Yang membuat pria berusia 23 tahun itu tertawa. “Jangan dong, Kak. Yang penting kan gue tetep bisa jadi nomor satu buat pengganti Daddy jadi direktur Rumah Sakit. Nanti kalau gue kena masalah, terus yang gantiin si adek, emang Kakak tahan? Nanti lu sendiri yang dengerin rengekan si adek. Mau?”
“Ngapain manggil gue kesini?”
“Seneng-seneng. Mau kasih selamat juga karena lu udah berhasil akusisi perusahaan yang sebelumnya saingan sama lu. Nih, minum dulu.”
“Gue gak minum.”
“Dikit aja, Kak. Gelasnya udah disterill. Lagian minum alcohol gak bakalan bikin lu jadi penuh kuman. Sambil cerita dikit lah, gak kangen apa sama gue?”
“Najis.”
Jefrey tertawa keras melihat tingkah Kakaknya, dia tersenyum miring melihat pria itu meminum alcohol yang diberikannya. “Lu harus tau gimana nikmatnya cewek, Kak. Jangan malah kabur, mereka bukan setan, tapi objek yang bisa bikin kita nikmat.” Sambil meminum alkoholnya sendiri.
***
“Dah cukup, gue gak minum lagi.” Jarvis menolak gelas yang kesekian kalinya. “Lu jangan nginep di tempat gue, banyak kuman sama bau cabe-cabean.”
“Besok gue mau ke Jakarta, semingguan disana sebelum balik lagi ke LN. Mau ketemu sama gue dulu gak, Kak?”
“Kalau tubuh lu udah direbus, males gue liat bekas sentuhan cewek,” ucapnya melangkah pergi.
Dari lantai tiga, Jefrey melihat sang Kakak yang mengambil mobil di parkiran. “Kok bisa tahan gitu ya? udah dua botol alcohol padahal.”
“Tuanku Sayang, aku bawain alcohol lainnya. Mau siramin ke tubuh aku gak?” seorang wanita masuk ke dalam dan duduk di dekat Jefrey.
“Berapa lama obat perangsangnya bisa bereaksi?”
“Itu yang tercepat, Tuanku. Aku udah tambahin dosis di setiap botolnya.”
“Ck, kakak gue harus keluar dari zona anehnya itu.”

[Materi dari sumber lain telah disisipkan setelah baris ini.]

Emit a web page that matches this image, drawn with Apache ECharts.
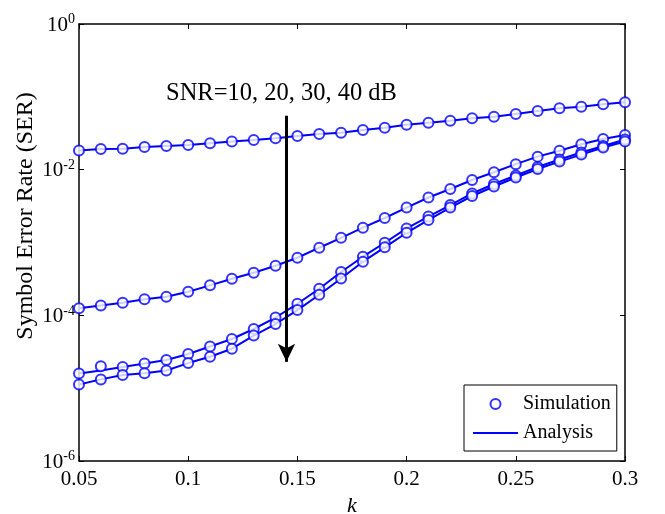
<!DOCTYPE html>
<html>
<head>
<meta charset="utf-8">
<script src="https://cdn.jsdelivr.net/npm/echarts@6/dist/echarts.min.js"></script>
<style>html,body{margin:0;padding:0;background:#fff}#c{width:665px;height:514px}</style>
</head>
<body>
<div id="c"></div>
<script>
const kValues = [0.05,0.06,0.07,0.08,0.09,0.10,0.11,0.12,0.13,0.14,0.15,0.16,0.17,0.18,0.19,0.20,0.21,0.22,0.23,0.24,0.25,0.26,0.27,0.28,0.29,0.30];
const serSNR10 = [1.83e-2,1.92e-2,1.94e-2,2.05e-2,2.11e-2,2.18e-2,2.30e-2,2.44e-2,2.55e-2,2.70e-2,2.90e-2,3.09e-2,3.22e-2,3.51e-2,3.77e-2,4.14e-2,4.41e-2,4.70e-2,5.07e-2,5.33e-2,5.81e-2,6.39e-2,6.96e-2,7.32e-2,7.89e-2,8.41e-2];
const serSNR20 = [1.25e-4,1.36e-4,1.49e-4,1.66e-4,1.80e-4,2.11e-4,2.58e-4,3.18e-4,3.85e-4,4.80e-4,6.18e-4,8.48e-4,1.16e-3,1.60e-3,2.17e-3,3.02e-3,4.15e-3,5.42e-3,7.21e-3,9.20e-3,1.19e-2,1.51e-2,1.82e-2,2.23e-2,2.64e-2,2.99e-2];
const serSNR30 = [1.59e-5,1.75e-5,1.95e-5,2.18e-5,2.44e-5,2.95e-5,3.73e-5,4.73e-5,6.49e-5,9.33e-5,1.44e-4,2.32e-4,3.94e-4,6.38e-4,9.93e-4,1.56e-3,2.27e-3,3.27e-3,4.71e-3,6.36e-3,8.31e-3,1.09e-2,1.38e-2,1.72e-2,2.11e-2,2.59e-2];
const simSNR30 = [1.59e-5,2.00e-5,1.95e-5,2.18e-5,2.44e-5,2.95e-5,3.73e-5,4.73e-5,6.49e-5,9.33e-5,1.44e-4,2.32e-4,3.94e-4,6.38e-4,9.93e-4,1.56e-3,2.27e-3,3.27e-3,4.71e-3,6.36e-3,8.31e-3,1.09e-2,1.38e-2,1.72e-2,2.11e-2,2.59e-2];
const serSNR40 = [1.12e-5,1.32e-5,1.52e-5,1.60e-5,1.75e-5,2.21e-5,2.70e-5,3.48e-5,5.28e-5,7.60e-5,1.18e-4,1.92e-4,3.21e-4,5.45e-4,8.59e-4,1.36e-3,2.04e-3,3.02e-3,4.35e-3,5.87e-3,7.80e-3,1.02e-2,1.29e-2,1.61e-2,2.02e-2,2.44e-2];
const xTickLabels = ['0.05','0.1','0.15','0.2','0.25','0.3'];
const annotationText = 'SNR=10, 20, 30, 40 dB';
const yAxisTitle = 'Symbol Error Rate (SER)';
const arrowK = 0.145;
const arrowFrom = 5.5e-2;
const arrowTo = 2.3e-5;

const FONT = "'Liberation Serif','Times New Roman',serif";
const BLUE = '#0000ff';
const pair = (ys) => kValues.map((k, i) => [k, ys[i]]);

const analysis = [serSNR10, serSNR20, serSNR30, serSNR40];
const simulation = [serSNR10, serSNR20, simSNR30, serSNR40];

const series = [];
analysis.forEach((ys, i) => {
  const s = {
    name: 'Analysis', type: 'line', data: pair(ys), symbol: 'none', showSymbol: false,
    lineStyle: { color: BLUE, width: 2 }, itemStyle: { color: BLUE }, z: 2, animation: false
  };
  if (i === 0) {
    s.markLine = {
      silent: true, animation: false, symbol: ['none', 'arrow'], symbolSize: [13, 18],
      lineStyle: { color: '#000', width: 3, type: 'solid' }, label: { show: false },
      emphasis: { disabled: true },
      data: [[{ coord: [arrowK, arrowFrom] }, { coord: [arrowK, arrowTo] }]]
    };
  }
  series.push(s);
});
simulation.forEach((ys) => {
  series.push({
    name: 'Simulation', type: 'scatter', data: pair(ys), symbol: 'emptyCircle', symbolSize: 10,
    itemStyle: { color: BLUE, borderColor: BLUE, borderWidth: 2.2 }, z: 3, animation: false
  });
});

const axisLine = { show: true, lineStyle: { color: '#000', width: 1.5 } };
const chart = echarts.init(document.getElementById('c'), null, { renderer: 'canvas' });
chart.setOption({
  animation: false,
  backgroundColor: '#fff',
  grid: { left: 79, right: 40, top: 24, bottom: 53, containLabel: false, outerBoundsMode: 'none' },
  legend: {
    data: [
      { name: 'Simulation' },
      { name: 'Analysis', itemStyle: { opacity: 0 } }
    ],
    orient: 'vertical', left: 464, top: 385,
    padding: [9, 6, 8, 8], itemGap: 9, itemWidth: 45, itemHeight: 10,
    borderColor: '#000', borderWidth: 1, backgroundColor: '#fff', borderRadius: 0,
    textStyle: { fontFamily: FONT, fontSize: 20, color: '#000', lineHeight: 20 },
    selectedMode: false, z: 10
  },
  xAxis: [{
    type: 'value', min: 0.05, max: 0.3, interval: 0.05, position: 'bottom',
    name: 'k', nameLocation: 'middle', nameGap: 28,
    nameTextStyle: { fontFamily: FONT, fontSize: 22, fontStyle: 'italic', color: '#000' },
    axisLine, splitLine: { show: false },
    axisTick: { show: true, inside: true, length: 5, lineStyle: { color: '#000', width: 1 } },
    axisLabel: { fontFamily: FONT, fontSize: 21, color: '#000', margin: 8,
      formatter: (v) => { const i = Math.round((v - 0.05) / 0.05); return xTickLabels[i] || ''; } }
  }, {
    type: 'value', min: 0.05, max: 0.3, interval: 0.05, position: 'top',
    axisLine, splitLine: { show: false }, axisLabel: { show: false },
    axisTick: { show: true, inside: true, length: 5, lineStyle: { color: '#000', width: 1 } }
  }],
  yAxis: [{
    type: 'log', logBase: 10, min: 1e-6, max: 1, interval: 2, position: 'left',
    axisLine, splitLine: { show: false }, minorTick: { show: false },
    axisTick: { show: true, inside: true, length: 5, lineStyle: { color: '#000', width: 1 } },
    axisLabel: {
      margin: 4, color: '#000',
      formatter: (v) => { const e = Math.round(Math.log10(v)); return '{b|10}{s|' + (e === 0 ? '0' : String(e)) + '}'; },
      rich: {
        b: { fontFamily: FONT, fontSize: 21, color: '#000', padding: [2, 0, 0, 0] },
        s: { fontFamily: FONT, fontSize: 14, color: '#000', verticalAlign: 'top', padding: [0, 0, 8, 0] }
      }
    }
  }, {
    type: 'log', logBase: 10, min: 1e-6, max: 1, interval: 2, position: 'right',
    axisLine, splitLine: { show: false }, axisLabel: { show: false },
    axisTick: { show: true, inside: true, length: 5, lineStyle: { color: '#000', width: 1 } }
  }],
  graphic: [{
    type: 'text', left: 166, top: 81, z: 20,
    style: { text: annotationText, fontFamily: FONT, fontSize: 24.5, fill: '#000' }
  }, {
    type: 'text', x: 26, y: 216, rotation: Math.PI / 2, z: 20,
    style: { text: yAxisTitle, fontFamily: FONT, fontSize: 24, fill: '#000', align: 'center', verticalAlign: 'middle' }
  }],
  series
});
</script>
</body>
</html>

Sementara Jarvis sendiri mulai merasa pusing, tubuhnya panas dan penglihatannya buram. Dia menepi tanpa tahu dimana dirinya sekarang. Kesadarannya mulai terengut, Jarvis menatap miliknya yang bangun. “Shittt!” umpatnya mengerang sendiri. ada yang salah dengan tubuhnya, dan Jarvis tidak suka ini.
Dia bahkan tidak tahu apa yang dirinya lakukan sekarang, yang Jarvis inginkan hanyalah udara segar dan hasrat yang tersalurkan. Dia membuka pintu mobil dan menunduk menahan sakit.
“Mas, situ nggak papa?” tanya sebuah suara dengan tangan yang mengguncang tubuhnya. “Mas? Woi, lu lewat jalan mana sampe kesurupan gini?”
Dan sentuhan perempuan itu membuat Jarvis kehilangan akal. Dia menariknya masuk ke dalam mobil.
“Hei, apa-apaan lu?!”
Itu kalimat terakhir yang Jarvis ingat. Karena sisanya, dia hanya mendengar desahan yang saling bersahutan, dengan tubuh yang menyatu. Menghentak perempuan yang membuatnya merasakan nikmat. Tidak cukup satu kali, Jarvis mengganti posisi. Semakin membuat perempuan itu mengerang ketika kakinya dilebarkan dan ditidurkan di jok belakang.
Jarvis tidak bisa melihat dengan jelas perempuan yang sedang dia setubuhii, tapi dia merasakan nikmat yang luar bisa.
“Stop…. Sakit… hnghhh…”
“Saya akan tanggung jawab,” ucap Jarvis meraup bibirnya dan kembali meledak di dalam sana. “Ayo lakukan lagi,” bisiknya.